The present invention relates to a novel fluorine-containing copolymer and a composition containing the same suitable for coating, forming or molding.
Paints containing fluorine-containing polymers as a base material give coating films excellent in chemical resistance, weatherability, stain resistance, heat resistance, and the like, and they are used in a variety of uses wherein such excellent properties are sufficiently exhibited.
However, usual fluorine-containing polymers have poor solubilities in solvents and, even if they are soluble in solvents, the kinds of solvents to be used are limited. Further, since the usable solvents have high boiling points, heat treatment at high temperature is required after coating.
To overcome those disadvantages, there has been proposed the use of fluorine-containing polymers in combination with methyl methacrylate polymers. However, vinylidene fluoride polymers are the only polymers that have been found heretofore as a fluorine-containing polymer capable of being mixed uniformly with methyl methacrylate polymers, with the exception of fluorine-containing methacrylate copolymers having a low fluorine content. Generally, solvents capable of dissolving the vinylidene fluoride polymers are limited to special solvents having a high boiling point, such as N,N-dimethylformamide and N,N-dimethylacetamide, which require high temperature for drying a coating. A commercially available paint containing a vinylidene fluoride polymer and a methyl methacrylate polymer must be baked at a high temperature to obtain a coating film.
Recently, research for development of a fluorine-containing resin paint which is curable at room temperature and does not require high temperature baking has been conducted. For instance, attempts were made to obtain a fluorine-containing copolymer having an improved solubility which is prepared by copolymerizing vinylidene fluoride and other fluorine-containing monomers such as tetrafluoroethylene, hexafluoropropylene and chlorotrifluoroethylene. However, since vinylidene fluoride has a poor copolymerizability, a fluorine-containing comonomer used as a functional monomer imparting room temperature curability to the resulting copolymer is limited to a special one. It is the present situation that no practical fluorine-containing copolymer curable at room temperature is obtained.

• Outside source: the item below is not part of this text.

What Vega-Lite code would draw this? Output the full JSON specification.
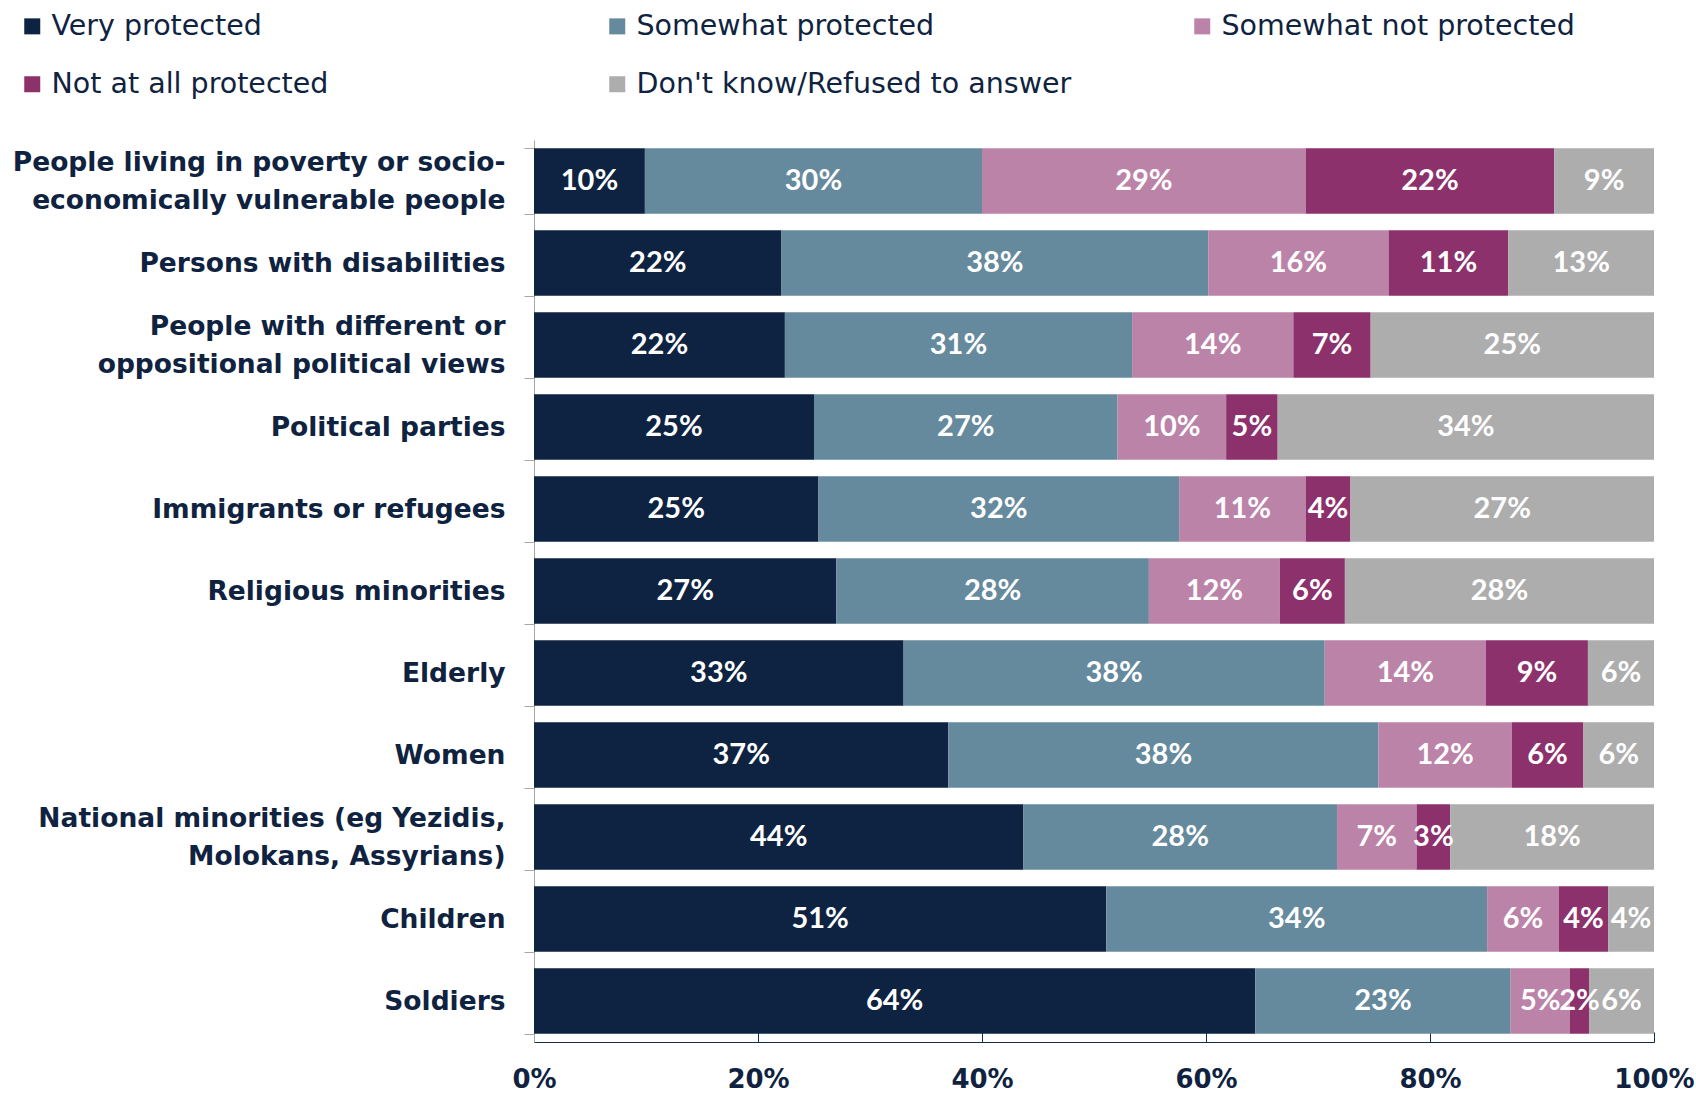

There has been also proposed a copolymer of fluoroolefin, cyclohexyl vinyl ether and other comonomer for paint curable at room temperature (see Japanese unexamined patent publication Nos. 55-25414, 57-34107 and 57-34108). However, this copolymer has a problem that it cannot be blended uniformly with a methyl methacrylate polymer having good transparency.
A solution containing a fluoroolefin copolymer having hydroxyalkyl groups, (which is prepared, for instance, by solution-polymerization of hydroxyalkyl vinyl ether with fluoroolefin, and if needed, also with alkyl vinyl ether or fluoroalkyl vinyl ether), is used as it is or after dilution with aromatic hydrocarbons or thinners for paints, as a base resin for room temperature curing paints.
Paints using the fluoroolefin copolymer as a base resin give coating films having excellent properties inherent in fluorine-containing polymers as mentioned above, but, generally, they are poor in storage stability, that is, they tend to generate acids which lower the pH value thereof to cause gelation.
On the other hand, methyl methacrylate polymers are widely used in a variety of products such as lighting apparatuses, household electric appliances, instrumental boards, parts of automobiles and containers, due to their high transparency. However, the methyl methacrylate polymers have a drawback in that the transparency thereof is liable to be lowered by staining due to their poor stain resistance.
Heretofore, as to methyl methacrylate polymers, much research has been conducted to improve the stain resistance and lower the refractive index with retaining the excellent transparency. However, the only method found heretofore use, in combination with the methyl methacrylate polymers, vinylidene fluoride polymers which have a drawback that they are soluble in only specific solvents.